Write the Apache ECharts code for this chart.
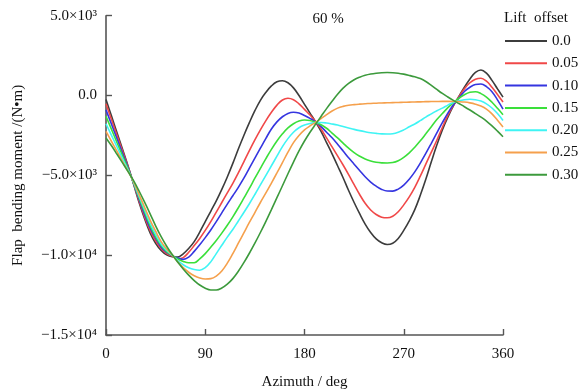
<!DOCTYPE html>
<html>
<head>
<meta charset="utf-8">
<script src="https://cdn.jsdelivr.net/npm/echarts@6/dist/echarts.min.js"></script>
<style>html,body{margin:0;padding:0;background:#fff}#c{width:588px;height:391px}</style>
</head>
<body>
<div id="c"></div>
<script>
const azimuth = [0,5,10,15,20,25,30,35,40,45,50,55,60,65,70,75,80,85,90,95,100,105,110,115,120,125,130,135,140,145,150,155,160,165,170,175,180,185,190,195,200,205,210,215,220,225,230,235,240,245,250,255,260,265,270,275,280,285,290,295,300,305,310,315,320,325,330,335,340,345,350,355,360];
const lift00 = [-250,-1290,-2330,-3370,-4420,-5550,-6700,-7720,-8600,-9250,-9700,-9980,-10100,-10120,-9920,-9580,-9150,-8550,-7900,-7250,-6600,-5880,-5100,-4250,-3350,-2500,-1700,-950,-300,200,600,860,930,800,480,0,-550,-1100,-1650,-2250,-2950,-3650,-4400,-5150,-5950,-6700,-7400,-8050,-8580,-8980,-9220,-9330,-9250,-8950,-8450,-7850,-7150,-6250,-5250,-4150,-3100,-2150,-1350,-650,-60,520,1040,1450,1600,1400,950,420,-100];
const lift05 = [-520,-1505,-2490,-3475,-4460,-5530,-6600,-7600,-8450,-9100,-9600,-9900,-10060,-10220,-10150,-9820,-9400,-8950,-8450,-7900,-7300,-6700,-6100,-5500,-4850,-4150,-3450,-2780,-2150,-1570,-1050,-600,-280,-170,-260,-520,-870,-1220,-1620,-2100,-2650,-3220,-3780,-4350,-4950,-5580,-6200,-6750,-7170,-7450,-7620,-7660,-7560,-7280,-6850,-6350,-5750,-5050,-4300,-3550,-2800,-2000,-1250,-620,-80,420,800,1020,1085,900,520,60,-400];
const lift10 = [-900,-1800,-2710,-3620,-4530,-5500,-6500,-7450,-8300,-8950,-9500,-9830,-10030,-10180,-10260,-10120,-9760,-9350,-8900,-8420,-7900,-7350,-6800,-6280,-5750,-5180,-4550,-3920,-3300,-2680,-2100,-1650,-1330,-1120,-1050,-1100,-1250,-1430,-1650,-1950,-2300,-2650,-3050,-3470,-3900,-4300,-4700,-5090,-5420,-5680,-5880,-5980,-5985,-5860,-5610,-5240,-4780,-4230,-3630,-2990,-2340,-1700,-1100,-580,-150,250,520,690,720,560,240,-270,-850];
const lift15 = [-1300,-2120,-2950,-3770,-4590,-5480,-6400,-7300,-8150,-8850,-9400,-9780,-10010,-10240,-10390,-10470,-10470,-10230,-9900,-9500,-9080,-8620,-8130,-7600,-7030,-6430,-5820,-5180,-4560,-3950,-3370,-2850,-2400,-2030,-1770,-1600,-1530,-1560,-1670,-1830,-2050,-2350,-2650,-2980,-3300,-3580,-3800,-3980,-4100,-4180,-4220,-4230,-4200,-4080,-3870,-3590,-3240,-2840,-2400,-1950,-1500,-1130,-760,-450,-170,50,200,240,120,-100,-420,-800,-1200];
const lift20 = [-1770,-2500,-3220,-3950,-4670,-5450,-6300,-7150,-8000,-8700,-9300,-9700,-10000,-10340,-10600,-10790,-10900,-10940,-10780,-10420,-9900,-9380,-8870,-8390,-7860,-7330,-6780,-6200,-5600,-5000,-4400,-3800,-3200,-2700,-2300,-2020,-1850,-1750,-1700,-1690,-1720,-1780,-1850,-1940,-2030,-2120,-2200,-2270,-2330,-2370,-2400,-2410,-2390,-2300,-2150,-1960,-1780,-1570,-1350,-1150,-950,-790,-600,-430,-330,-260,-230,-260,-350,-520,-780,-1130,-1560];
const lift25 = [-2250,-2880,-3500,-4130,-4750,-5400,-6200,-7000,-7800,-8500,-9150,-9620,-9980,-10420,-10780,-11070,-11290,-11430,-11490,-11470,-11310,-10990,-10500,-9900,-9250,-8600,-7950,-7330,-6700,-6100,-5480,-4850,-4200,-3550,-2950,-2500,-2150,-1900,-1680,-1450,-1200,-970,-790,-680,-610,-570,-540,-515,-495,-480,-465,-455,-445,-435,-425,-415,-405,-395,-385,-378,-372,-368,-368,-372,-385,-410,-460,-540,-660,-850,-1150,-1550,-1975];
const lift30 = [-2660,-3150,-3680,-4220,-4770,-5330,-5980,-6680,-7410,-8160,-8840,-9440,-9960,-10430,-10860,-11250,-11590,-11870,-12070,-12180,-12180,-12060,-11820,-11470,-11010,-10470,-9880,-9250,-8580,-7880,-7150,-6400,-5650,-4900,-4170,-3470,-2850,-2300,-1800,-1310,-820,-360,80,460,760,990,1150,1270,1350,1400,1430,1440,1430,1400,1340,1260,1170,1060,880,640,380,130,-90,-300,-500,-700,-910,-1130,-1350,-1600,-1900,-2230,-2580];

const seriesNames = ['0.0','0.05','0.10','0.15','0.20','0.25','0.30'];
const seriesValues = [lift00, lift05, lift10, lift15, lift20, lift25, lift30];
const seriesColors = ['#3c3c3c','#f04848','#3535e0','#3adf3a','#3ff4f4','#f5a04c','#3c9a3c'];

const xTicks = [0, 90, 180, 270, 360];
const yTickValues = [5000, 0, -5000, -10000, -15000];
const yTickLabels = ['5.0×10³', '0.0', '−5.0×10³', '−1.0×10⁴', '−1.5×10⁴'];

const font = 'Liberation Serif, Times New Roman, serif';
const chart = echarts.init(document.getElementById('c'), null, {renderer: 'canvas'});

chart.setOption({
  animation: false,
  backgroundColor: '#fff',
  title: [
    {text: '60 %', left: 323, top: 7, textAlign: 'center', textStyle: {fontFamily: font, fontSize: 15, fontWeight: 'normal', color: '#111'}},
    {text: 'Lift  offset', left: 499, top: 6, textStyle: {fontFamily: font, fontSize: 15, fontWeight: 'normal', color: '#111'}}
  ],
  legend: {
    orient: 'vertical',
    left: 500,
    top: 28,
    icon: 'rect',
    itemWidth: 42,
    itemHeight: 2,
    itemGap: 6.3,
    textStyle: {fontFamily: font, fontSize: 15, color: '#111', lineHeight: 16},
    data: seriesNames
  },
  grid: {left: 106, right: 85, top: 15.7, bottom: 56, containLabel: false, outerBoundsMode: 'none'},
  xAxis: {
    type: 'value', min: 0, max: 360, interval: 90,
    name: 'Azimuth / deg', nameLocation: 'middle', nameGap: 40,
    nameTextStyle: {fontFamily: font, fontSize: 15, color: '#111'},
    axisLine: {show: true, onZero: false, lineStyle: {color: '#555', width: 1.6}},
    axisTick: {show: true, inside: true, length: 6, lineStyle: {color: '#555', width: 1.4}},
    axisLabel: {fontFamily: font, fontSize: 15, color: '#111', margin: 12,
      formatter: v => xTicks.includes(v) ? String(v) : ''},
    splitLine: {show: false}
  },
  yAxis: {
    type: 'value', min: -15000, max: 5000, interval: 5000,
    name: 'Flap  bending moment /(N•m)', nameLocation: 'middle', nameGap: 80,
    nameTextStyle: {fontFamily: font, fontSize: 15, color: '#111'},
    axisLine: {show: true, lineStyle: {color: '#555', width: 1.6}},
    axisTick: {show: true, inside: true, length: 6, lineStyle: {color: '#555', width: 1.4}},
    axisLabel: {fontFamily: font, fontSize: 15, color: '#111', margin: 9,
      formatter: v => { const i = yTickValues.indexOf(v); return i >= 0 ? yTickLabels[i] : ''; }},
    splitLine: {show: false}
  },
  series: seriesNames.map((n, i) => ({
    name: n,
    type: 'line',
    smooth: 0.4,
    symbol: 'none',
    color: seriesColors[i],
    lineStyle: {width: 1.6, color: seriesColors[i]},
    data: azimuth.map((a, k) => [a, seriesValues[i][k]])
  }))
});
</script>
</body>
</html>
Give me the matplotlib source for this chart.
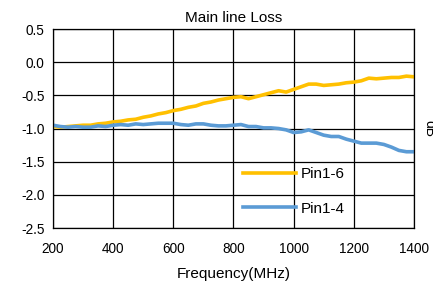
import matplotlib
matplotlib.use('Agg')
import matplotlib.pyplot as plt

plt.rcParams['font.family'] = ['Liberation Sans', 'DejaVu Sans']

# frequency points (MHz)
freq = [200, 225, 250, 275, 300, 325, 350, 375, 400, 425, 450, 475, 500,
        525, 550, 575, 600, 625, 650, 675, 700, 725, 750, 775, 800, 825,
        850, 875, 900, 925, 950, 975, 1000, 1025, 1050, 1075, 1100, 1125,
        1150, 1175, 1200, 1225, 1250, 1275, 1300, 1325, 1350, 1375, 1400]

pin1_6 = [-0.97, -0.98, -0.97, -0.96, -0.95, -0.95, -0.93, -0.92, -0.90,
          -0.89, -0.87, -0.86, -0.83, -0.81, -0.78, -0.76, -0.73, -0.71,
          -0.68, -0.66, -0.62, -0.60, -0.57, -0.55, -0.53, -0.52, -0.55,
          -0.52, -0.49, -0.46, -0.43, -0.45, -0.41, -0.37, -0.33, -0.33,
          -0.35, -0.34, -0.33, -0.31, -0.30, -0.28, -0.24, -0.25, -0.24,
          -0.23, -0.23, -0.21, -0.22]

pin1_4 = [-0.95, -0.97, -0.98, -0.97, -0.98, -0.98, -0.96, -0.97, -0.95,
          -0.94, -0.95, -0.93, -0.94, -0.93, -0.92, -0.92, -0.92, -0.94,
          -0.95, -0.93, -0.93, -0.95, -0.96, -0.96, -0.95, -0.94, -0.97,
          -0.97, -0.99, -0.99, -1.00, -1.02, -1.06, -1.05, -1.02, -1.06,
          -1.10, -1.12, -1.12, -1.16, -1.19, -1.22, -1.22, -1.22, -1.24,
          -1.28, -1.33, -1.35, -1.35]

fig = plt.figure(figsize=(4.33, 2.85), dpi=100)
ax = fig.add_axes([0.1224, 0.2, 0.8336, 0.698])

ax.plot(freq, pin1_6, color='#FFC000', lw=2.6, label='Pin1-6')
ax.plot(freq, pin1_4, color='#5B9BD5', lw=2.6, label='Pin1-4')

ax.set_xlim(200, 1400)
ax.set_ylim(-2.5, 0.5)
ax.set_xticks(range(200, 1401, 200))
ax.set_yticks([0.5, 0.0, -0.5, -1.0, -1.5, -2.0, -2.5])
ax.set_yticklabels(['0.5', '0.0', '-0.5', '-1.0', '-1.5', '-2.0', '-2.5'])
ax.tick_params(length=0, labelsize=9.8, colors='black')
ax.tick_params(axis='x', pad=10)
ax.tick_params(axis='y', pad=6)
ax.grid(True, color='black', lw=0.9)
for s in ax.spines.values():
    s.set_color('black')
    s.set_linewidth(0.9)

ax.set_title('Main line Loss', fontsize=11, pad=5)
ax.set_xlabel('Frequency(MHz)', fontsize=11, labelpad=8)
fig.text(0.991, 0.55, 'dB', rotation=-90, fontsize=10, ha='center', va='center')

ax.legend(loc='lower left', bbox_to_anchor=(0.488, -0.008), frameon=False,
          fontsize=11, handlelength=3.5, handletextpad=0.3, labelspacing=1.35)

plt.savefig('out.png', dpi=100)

- - - -

# OBJECTIVE
Look through the listing above. Pick out each line with "this" and copy it.

# FULL OUTPUT
Write the Apache ECharts code for this chart.
Give me the matplotlib source for this chart.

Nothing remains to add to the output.